What to work on = Here are some records. Copy each one exactly.

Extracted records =
★ ★ ★ ★ ★ ★ ★

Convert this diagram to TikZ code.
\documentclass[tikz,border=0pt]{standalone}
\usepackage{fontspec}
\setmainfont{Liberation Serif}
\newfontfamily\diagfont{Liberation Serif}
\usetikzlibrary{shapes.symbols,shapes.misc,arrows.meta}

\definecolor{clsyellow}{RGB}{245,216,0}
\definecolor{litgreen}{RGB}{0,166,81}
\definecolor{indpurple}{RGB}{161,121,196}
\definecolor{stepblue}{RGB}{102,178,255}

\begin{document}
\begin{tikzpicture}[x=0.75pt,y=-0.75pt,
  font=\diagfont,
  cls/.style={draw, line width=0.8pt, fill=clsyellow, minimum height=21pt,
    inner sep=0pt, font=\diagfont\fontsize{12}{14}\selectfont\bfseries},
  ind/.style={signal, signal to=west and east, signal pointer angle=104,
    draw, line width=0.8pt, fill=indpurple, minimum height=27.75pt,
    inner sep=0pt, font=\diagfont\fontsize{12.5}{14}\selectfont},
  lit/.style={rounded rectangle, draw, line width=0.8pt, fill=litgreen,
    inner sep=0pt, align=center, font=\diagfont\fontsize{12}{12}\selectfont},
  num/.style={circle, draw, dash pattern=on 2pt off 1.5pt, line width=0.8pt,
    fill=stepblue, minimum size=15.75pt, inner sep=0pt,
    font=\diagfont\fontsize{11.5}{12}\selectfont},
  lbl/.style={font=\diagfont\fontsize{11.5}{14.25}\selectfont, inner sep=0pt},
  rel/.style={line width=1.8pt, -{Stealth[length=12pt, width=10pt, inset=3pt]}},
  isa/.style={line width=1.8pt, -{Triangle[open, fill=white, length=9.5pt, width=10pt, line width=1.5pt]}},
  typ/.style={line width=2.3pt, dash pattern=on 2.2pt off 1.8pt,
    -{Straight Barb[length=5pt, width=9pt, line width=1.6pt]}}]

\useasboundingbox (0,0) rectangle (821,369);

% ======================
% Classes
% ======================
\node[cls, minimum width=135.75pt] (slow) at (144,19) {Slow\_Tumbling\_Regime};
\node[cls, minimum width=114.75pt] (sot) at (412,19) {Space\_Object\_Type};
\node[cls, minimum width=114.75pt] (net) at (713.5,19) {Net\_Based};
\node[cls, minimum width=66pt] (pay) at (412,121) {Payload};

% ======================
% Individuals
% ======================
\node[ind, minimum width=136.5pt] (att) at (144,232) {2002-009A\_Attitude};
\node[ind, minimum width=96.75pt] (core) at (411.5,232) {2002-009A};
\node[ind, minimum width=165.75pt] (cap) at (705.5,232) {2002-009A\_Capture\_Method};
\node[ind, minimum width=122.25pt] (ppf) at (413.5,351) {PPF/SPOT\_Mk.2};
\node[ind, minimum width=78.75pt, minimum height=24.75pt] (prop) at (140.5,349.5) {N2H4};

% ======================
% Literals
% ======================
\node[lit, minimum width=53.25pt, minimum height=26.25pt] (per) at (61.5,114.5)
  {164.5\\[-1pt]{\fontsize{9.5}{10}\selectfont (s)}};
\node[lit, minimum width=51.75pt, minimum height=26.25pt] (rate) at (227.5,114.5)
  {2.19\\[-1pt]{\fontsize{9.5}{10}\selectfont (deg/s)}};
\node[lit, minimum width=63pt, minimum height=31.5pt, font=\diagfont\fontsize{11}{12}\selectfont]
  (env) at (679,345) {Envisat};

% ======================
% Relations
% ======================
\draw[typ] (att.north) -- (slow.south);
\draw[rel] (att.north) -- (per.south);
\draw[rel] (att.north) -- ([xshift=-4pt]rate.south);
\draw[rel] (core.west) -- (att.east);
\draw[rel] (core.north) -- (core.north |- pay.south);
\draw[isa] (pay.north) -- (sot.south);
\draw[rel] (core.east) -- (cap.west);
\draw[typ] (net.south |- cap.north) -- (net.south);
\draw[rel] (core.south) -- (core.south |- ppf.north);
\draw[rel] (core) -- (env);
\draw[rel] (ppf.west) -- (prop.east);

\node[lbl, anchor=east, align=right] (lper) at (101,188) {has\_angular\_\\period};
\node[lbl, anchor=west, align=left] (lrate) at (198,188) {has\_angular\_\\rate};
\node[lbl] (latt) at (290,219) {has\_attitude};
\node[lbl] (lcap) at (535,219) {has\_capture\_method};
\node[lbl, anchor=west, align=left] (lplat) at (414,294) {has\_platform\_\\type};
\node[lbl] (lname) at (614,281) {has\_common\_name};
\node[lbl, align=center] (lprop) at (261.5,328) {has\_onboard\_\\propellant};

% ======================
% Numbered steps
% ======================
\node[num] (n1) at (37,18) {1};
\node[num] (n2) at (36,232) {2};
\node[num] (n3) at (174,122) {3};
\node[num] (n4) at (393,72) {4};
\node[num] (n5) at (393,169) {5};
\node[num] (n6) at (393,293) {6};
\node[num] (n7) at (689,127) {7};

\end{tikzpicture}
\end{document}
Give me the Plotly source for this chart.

★ ★ ★ ★ ★ ★ ★

Result of the exercise =
Convert this diagram to TikZ code.
\documentclass[tikz,border=0pt]{standalone}
\usepackage{fontspec}
\setmainfont{Liberation Serif}
\newfontfamily\diagfont{Liberation Serif}
\usetikzlibrary{shapes.symbols,shapes.misc,arrows.meta}

\definecolor{clsyellow}{RGB}{245,216,0}
\definecolor{litgreen}{RGB}{0,166,81}
\definecolor{indpurple}{RGB}{161,121,196}
\definecolor{stepblue}{RGB}{102,178,255}

\begin{document}
\begin{tikzpicture}[x=0.75pt,y=-0.75pt,
  font=\diagfont,
  cls/.style={draw, line width=0.8pt, fill=clsyellow, minimum height=21pt,
    inner sep=0pt, font=\diagfont\fontsize{12}{14}\selectfont\bfseries},
  ind/.style={signal, signal to=west and east, signal pointer angle=104,
    draw, line width=0.8pt, fill=indpurple, minimum height=27.75pt,
    inner sep=0pt, font=\diagfont\fontsize{12.5}{14}\selectfont},
  lit/.style={rounded rectangle, draw, line width=0.8pt, fill=litgreen,
    inner sep=0pt, align=center, font=\diagfont\fontsize{12}{12}\selectfont},
  num/.style={circle, draw, dash pattern=on 2pt off 1.5pt, line width=0.8pt,
    fill=stepblue, minimum size=15.75pt, inner sep=0pt,
    font=\diagfont\fontsize{11.5}{12}\selectfont},
  lbl/.style={font=\diagfont\fontsize{11.5}{14.25}\selectfont, inner sep=0pt},
  rel/.style={line width=1.8pt, -{Stealth[length=12pt, width=10pt, inset=3pt]}},
  isa/.style={line width=1.8pt, -{Triangle[open, fill=white, length=9.5pt, width=10pt, line width=1.5pt]}},
  typ/.style={line width=2.3pt, dash pattern=on 2.2pt off 1.8pt,
    -{Straight Barb[length=5pt, width=9pt, line width=1.6pt]}}]

\useasboundingbox (0,0) rectangle (821,369);

% ======================
% Classes
% ======================
\node[cls, minimum width=135.75pt] (slow) at (144,19) {Slow\_Tumbling\_Regime};
\node[cls, minimum width=114.75pt] (sot) at (412,19) {Space\_Object\_Type};
\node[cls, minimum width=114.75pt] (net) at (713.5,19) {Net\_Based};
\node[cls, minimum width=66pt] (pay) at (412,121) {Payload};

% ======================
% Individuals
% ======================
\node[ind, minimum width=136.5pt] (att) at (144,232) {2002-009A\_Attitude};
\node[ind, minimum width=96.75pt] (core) at (411.5,232) {2002-009A};
\node[ind, minimum width=165.75pt] (cap) at (705.5,232) {2002-009A\_Capture\_Method};
\node[ind, minimum width=122.25pt] (ppf) at (413.5,351) {PPF/SPOT\_Mk.2};
\node[ind, minimum width=78.75pt, minimum height=24.75pt] (prop) at (140.5,349.5) {N2H4};

% ======================
% Literals
% ======================
\node[lit, minimum width=53.25pt, minimum height=26.25pt] (per) at (61.5,114.5)
  {164.5\\[-1pt]{\fontsize{9.5}{10}\selectfont (s)}};
\node[lit, minimum width=51.75pt, minimum height=26.25pt] (rate) at (227.5,114.5)
  {2.19\\[-1pt]{\fontsize{9.5}{10}\selectfont (deg/s)}};
\node[lit, minimum width=63pt, minimum height=31.5pt, font=\diagfont\fontsize{11}{12}\selectfont]
  (env) at (679,345) {Envisat};

% ======================
% Relations
% ======================
\draw[typ] (att.north) -- (slow.south);
\draw[rel] (att.north) -- (per.south);
\draw[rel] (att.north) -- ([xshift=-4pt]rate.south);
\draw[rel] (core.west) -- (att.east);
\draw[rel] (core.north) -- (core.north |- pay.south);
\draw[isa] (pay.north) -- (sot.south);
\draw[rel] (core.east) -- (cap.west);
\draw[typ] (net.south |- cap.north) -- (net.south);
\draw[rel] (core.south) -- (core.south |- ppf.north);
\draw[rel] (core) -- (env);
\draw[rel] (ppf.west) -- (prop.east);

\node[lbl, anchor=east, align=right] (lper) at (101,188) {has\_angular\_\\period};
\node[lbl, anchor=west, align=left] (lrate) at (198,188) {has\_angular\_\\rate};
\node[lbl] (latt) at (290,219) {has\_attitude};
\node[lbl] (lcap) at (535,219) {has\_capture\_method};
\node[lbl, anchor=west, align=left] (lplat) at (414,294) {has\_platform\_\\type};
\node[lbl] (lname) at (614,281) {has\_common\_name};
\node[lbl, align=center] (lprop) at (261.5,328) {has\_onboard\_\\propellant};

% ======================
% Numbered steps
% ======================
\node[num] (n1) at (37,18) {1};
\node[num] (n2) at (36,232) {2};
\node[num] (n3) at (174,122) {3};
\node[num] (n4) at (393,72) {4};
\node[num] (n5) at (393,169) {5};
\node[num] (n6) at (393,293) {6};
\node[num] (n7) at (689,127) {7};

\end{tikzpicture}
\end{document}
Give me the Plotly source for this chart.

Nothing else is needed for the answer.